WHAT IS NEEDED: Retype nothing but the lines from the start of the material up to and including the line with "plt.rcParams['font.family'] = ['Liberation". Pictures don't belong in the copy.

Start of PROVIDED DATA

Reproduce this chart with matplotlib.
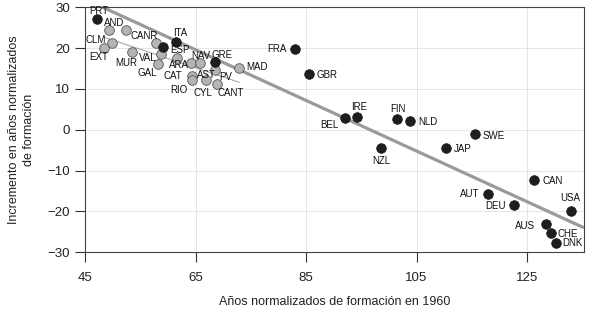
import numpy as np
import matplotlib
matplotlib.use("Agg")
import matplotlib.pyplot as plt

plt.rcParams['font.family'] = ['Liberation Sans', 'DejaVu Sans']

# Countries (dark markers)
countries = ["PRT", "ITA", "ESP", "GRE", "FRA", "GBR", "BEL", "IRE", "FIN", "NLD",
             "SWE", "NZL", "JAP", "CAN", "AUT", "DEU", "USA", "AUS", "CHE", "DNK"]
country_x = [47.1, 61.5, 59.2, 68.6, 83.0, 85.6, 92.1, 94.2, 101.4, 103.8,
             115.5, 98.5, 110.3, 126.3, 117.9, 122.7, 133.0, 128.4, 129.3, 130.2]
country_y = [27.1, 21.4, 20.2, 16.5, 19.8, 13.6, 2.8, 3.1, 2.6, 2.2,
             -1.1, -4.5, -4.5, -12.3, -15.7, -18.3, -19.9, -23.1, -25.2, -27.8]

# Spanish regions (light markers); "" = unlabeled point
regions = ["AND", "CANR", "CLM", "EXT", "MUR", "", "VAL", "GAL", "ARA", "AST",
           "NAV", "PV", "MAD", "CAT", "RIO", "CYL", "CANT"]
region_x = [49.4, 52.4, 49.8, 48.4, 53.5, 57.8, 58.7, 58.3, 61.6, 64.1,
            65.8, 68.5, 72.9, 64.4, 64.4, 66.9, 68.8]
region_y = [24.5, 24.4, 21.3, 20.1, 19.1, 21.2, 18.6, 16.2, 17.5, 16.4,
            16.4, 14.6, 15.1, 13.2, 12.1, 12.2, 11.3]

# Country trend line
trend_x = [45.0, 135.3]
trend_y = [32.0, -24.0]

x_ticks = [45, 65, 85, 105, 125]
y_ticks = [-30, -20, -10, 0, 10, 20, 30]
x_label = "Años normalizados de formación en 1960"
y_label = "Incremento en años normalizados\nde formación"

# label offsets (pixels) from marker centre
country_off = {"PRT": (2, 8), "ITA": (4, 9), "ESP": (16, -3), "GRE": (7, 7),
               "FRA": (-18, 0), "GBR": (18, -1), "BEL": (-16, -7), "IRE": (2, 10),
               "FIN": (1, 10), "NLD": (18, -1), "SWE": (19, -2), "NZL": (1, -13),
               "JAP": (17, -1), "CAN": (18, -1), "AUT": (-18, 0), "DEU": (-19, -1),
               "USA": (-1, 13), "AUS": (-21, -2), "CHE": (17, -1), "DNK": (17, 0)}
region_off = {"AND": (5, 7), "CANR": (18, -6), "CLM": (-16, 3), "EXT": (-5, -9),
              "MUR": (-6, -11), "VAL": (-13, -4), "GAL": (-11, -9), "ARA": (2, -7),
              "AST": (16, -12), "NAV": (1, 7), "PV": (11, -7), "MAD": (18, 1),
              "CAT": (-19, 0), "RIO": (-13, -10), "CYL": (-3, -13), "CANT": (14, -9)}

fig = plt.figure(figsize=(5.89, 3.13), dpi=100)
ax = fig.add_axes([0.1443, 0.194, 0.9915 - 0.1443, 0.9767 - 0.194])
xlim = (45, 135.3)
ax.set_xlim(*xlim)
ax.set_ylim(-30, 30)

# trend lines
ax.plot(trend_x, trend_y, color="#9a9a9a", lw=2.3, zorder=2, solid_capstyle="butt")

rx = np.array(region_x)
ry = np.array(region_y)
pr = np.polyfit(rx, ry, 1)
xr = np.linspace(rx.min(), rx.max(), 20)
ax.plot(xr, np.polyval(pr, xr), color="#a8a8a8", lw=0.8, zorder=2)

ax.scatter(region_x, region_y, s=48, facecolor="#b4b4b4", edgecolor="#555555",
           linewidth=0.6, zorder=3)
ax.scatter(country_x, country_y, s=48, facecolor="#1e1e1e", edgecolor="#111111",
           linewidth=0.5, zorder=4)

for name, x, y in zip(countries, country_x, country_y):
    dx, dy = country_off[name]
    ax.annotate(name, (x, y), xytext=(dx, dy), textcoords="offset pixels",
                ha="center", va="center", fontsize=7, color="#111111", zorder=5)
for name, x, y in zip(regions, region_x, region_y):
    if not name:
        continue
    dx, dy = region_off[name]
    ax.annotate(name, (x, y), xytext=(dx, dy), textcoords="offset pixels",
                ha="center", va="center", fontsize=7, color="#111111", zorder=5)

ax.set_xticks(x_ticks)
ax.set_yticks(y_ticks)
ax.set_yticklabels([str(t).replace("-", "\u2212") for t in y_ticks])
ax.tick_params(axis="both", direction="out", length=7, width=0.8, color="#333333",
               labelsize=9.5, labelcolor="#222222")
ax.tick_params(axis="x", pad=7)
ax.tick_params(axis="y", pad=4)
ax.grid(True, color="#e6e6e6", lw=0.7, zorder=0)
ax.set_axisbelow(True)
for s in ax.spines.values():
    s.set_color("#444444")
    s.set_linewidth(0.8)

ax.set_xlabel(x_label, fontsize=9, color="#222222", labelpad=9)
ax.set_ylabel(y_label, fontsize=9, color="#222222", labelpad=9, linespacing=1.25)

fig.savefig("out.png", dpi=100)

End of PROVIDED DATA

EXERCISE OUTPUT:
Reproduce this chart with matplotlib.
import numpy as np
import matplotlib
matplotlib.use("Agg")
import matplotlib.pyplot as plt

plt.rcParams['font.family'] = ['Liberation Sans', 'DejaVu Sans']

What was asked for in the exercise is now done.